In his letter to the King of France, the Chevalier informed him that he had learned with great astonishment the departure of the prince for Scotland; that knowing well he would never have approved of such a step, he had taken his resolution and put it into effect withour consulting him; but that being done, he was obliged in sincerity to confess that he could not but admire the conduct of the prince in entering upon the enterprise, which, he was certain, would make a great and favourable impression upon the minds of his adherents. He stated, however, his conviction, that without the aid of a foreign force it was utterly impossible for the prince to succeed, and he entreated his majesty to furnish the necessary assistance. He reminded him that the prince had been invited by him into France, and although a year and a half had since elapsed, that he certainly had not forgot the object which brough his son thither; and that a crisis had now arrived, when the smallest delay on the part of his majesty might be attended with danger to the success of the brave attempt which the prince had made, and that he might now, at little risk and at a small expense, finish the work which the prince was about to commence.

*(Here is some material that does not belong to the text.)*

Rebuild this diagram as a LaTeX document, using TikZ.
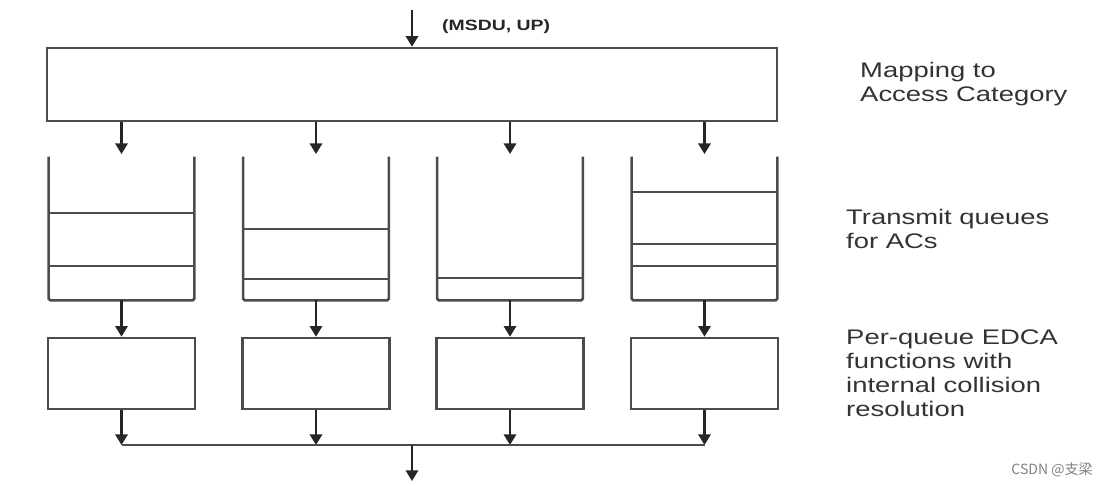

As to himself personally, the Chevalier informed Louis that he had formerly intimated to him that he intended to resign his rights to the prince; and that his intentions were still the same, with this difference, however, that while he formerly considered that such a step would be advantageous for his family, it had now become indispensably necessary for his own honour, on account of his infirmities, as he considered that he should act rashly, and be guilty of bad faith towards his subjects, if he pretended to take upon himself the cares of government, when he was incapable of any fatigue either of body or of mind, and consequently unable to discharge the duties of a sovereign.